Alternatively the pin 28 and seat 21 could be replaced by two axially extending planar shoulder surfaces on the button housing and the driving portion 17.
The drilling tool is thereby ready for mounting to a down-the-hole hammer for further transport through the casing against a casing shoe on the casing 13 whereafter drilling can be initiated in a known manner. When the drilling tool begins to drill, the reamer will, due to friction against the drilled hole, rotate relative to the body element and thereby be extended radially outwardly (see the solid lines in FIG. 3), until the pin 28 abuts against the seat 21, whereby further relative rotation is stopped.
When the rotation of the drill tool is reversed, the reamer is radially retracted until the pin 28 abuts against the end surface 48, whereby the drilling tool is radially retracted see the broken lines in FIG. 3.
The flushing channels 49, 50 are arranged on the same side of a plane oriented normal to the rotational axis CL, i.e. on the side wherein the shackle 27 is arranged in operative position. Thereby the reamer will not cover the flushing channels in the operative position, so a good transport of drill cuttings is attained.
Since the reamer 12 normally wears out much faster than the body element 11 or bit 16, it is necessary to periodically exchange the reamer. In such case the reamer 12 is easily dismounted in an inverted sequence compared to what has been described above.

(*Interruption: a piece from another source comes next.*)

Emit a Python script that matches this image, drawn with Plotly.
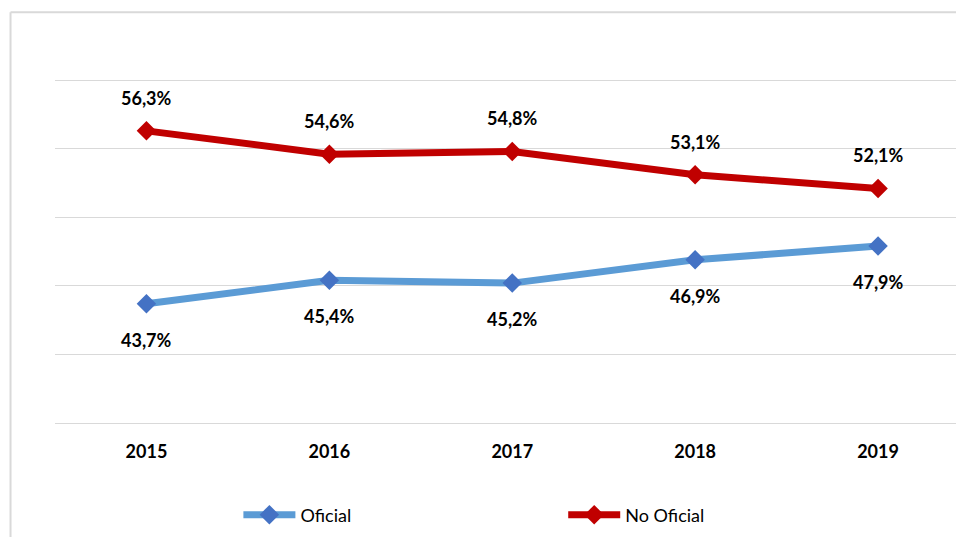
import plotly.graph_objects as go

years = ["2015", "2016", "2017", "2018", "2019"]
oficial = [43.7, 45.4, 45.2, 46.9, 47.9]
no_oficial = [56.3, 54.6, 54.8, 53.1, 52.1]

W, H = 956, 537
Y_TOP = 60.3
PX_PER_UNIT = 68.6 / 5
L, R, B = 54.5, 0, 114
T = 80 - (Y_TOP - 60) * PX_PER_UNIT
plot_w = W - L - R
plot_h = H - T - B

def fmt(v):
    return f"{v:.1f}%".replace(".", ",")

def px_x(p):
    return (p - L) / plot_w

def px_y(p):
    return 1 - (p - T) / plot_h

fig = go.Figure()
fig.add_trace(go.Scatter(
    x=years, y=oficial, name="Oficial", mode="lines+markers",
    line=dict(color="#5B9BD5", width=7),
    marker=dict(symbol="diamond", size=15, color="#4472C4"),
    legend="legend",
))
fig.add_trace(go.Scatter(
    x=years, y=no_oficial, name="No Oficial", mode="lines+markers",
    line=dict(color="#C00000", width=7),
    marker=dict(symbol="diamond", size=15, color="#C00000"),
    legend="legend2",
))

lab_font = dict(family="Lato", size=18, color="#000000", weight="bold")
annotations = []
for i, v in enumerate(no_oficial):
    annotations.append(dict(x=i, y=v, xref="x", yref="y", text=fmt(v), showarrow=False,
                            yshift=33, font=lab_font))
for i, v in enumerate(oficial):
    annotations.append(dict(x=i, y=v, xref="x", yref="y", text=fmt(v), showarrow=False,
                            yshift=-36, font=lab_font))

shapes = [
    dict(type="line", xref="paper", yref="paper", x0=px_x(10), x1=px_x(10), y0=px_y(12), y1=px_y(545),
         line=dict(color="#D9D9D9", width=2)),
    dict(type="line", xref="paper", yref="paper", x0=px_x(10), x1=px_x(960), y0=px_y(12), y1=px_y(12),
         line=dict(color="#D9D9D9", width=2)),
]

leg_common = dict(orientation="h", xanchor="left", yanchor="middle", y=px_y(515),
                  font=dict(size=18, family="Lato", color="#000000"),
                  bgcolor="rgba(0,0,0,0)", itemwidth=52)

fig.update_layout(
    width=W, height=H,
    margin=dict(l=L, r=R, t=T, b=B, pad=0),
    paper_bgcolor="white", plot_bgcolor="white",
    font=dict(family="Lato", color="#000000"),
    xaxis=dict(type="category", range=[-0.5, -0.5 + plot_w / 183.0],
               showgrid=False, showline=True, linecolor="#D9D9D9", linewidth=1,
               ticks="", tickfont=dict(size=18, weight="bold", family="Lato", color="#000000"),
               ticklabelstandoff=12),
    yaxis=dict(range=[35, Y_TOP], dtick=5, tick0=35, showgrid=True, gridcolor="#D9D9D9", gridwidth=1,
               showticklabels=False, zeroline=False, showline=False, ticks=""),
    legend=dict(x=px_x(238), **leg_common),
    legend2=dict(x=px_x(563), **leg_common),
    annotations=annotations,
    shapes=shapes,
    showlegend=True,
)

fig.write_html("out.html", config={"displayModeBar": False},
               post_script="document.body.style.margin='0';document.body.style.overflow='hidden';")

In certain cases a bigger reamer may be needed, e.g., when a larger-diameter casing 13 is being inserted. Until now the user has been forced to purchase a bigger drilling tool, but with the present invention it is only necessary to store a bigger reamer, as well as an intermediate ring (not shown) for transferring impacts to the larger casing 13. In that case the intermediate ring would be situated axially between the reamer and the guiding means.
In the above-described embodiment, the guiding means and the pilot bit constitutes an integral unit. However, it would also be possible within the inventive idea to have an arrangement where the guiding means, the shank and the pilot bit constitute separate parts connected to each other for example by friction welding, i.e. the compounded unit has a design and function corresponding to an integral one-piece unit and the parts of the unit cannot be released from one another.
In a drilling tool according to the present invention the reamer can be easily exchanged. Further, the impact energy applied to the drill bit 16 is used to the maximum since this energy does not need to be transmitted by threads, but rather is transmitted by means of solid bodies. Consequently the need for locking means for threads is avoided. Another advantage is that the cuttings-conducting grooves can be located optimally such that the removal of cuttings is not hindered.
Although the present invention has been described in connection with preferred embodiments thereof, it will be appreciated by those skilled in the art that additions, deletions, modifications, and substitutions not specifically described may be made without departing from the spirit and scope of the invention as defined in the appended claims.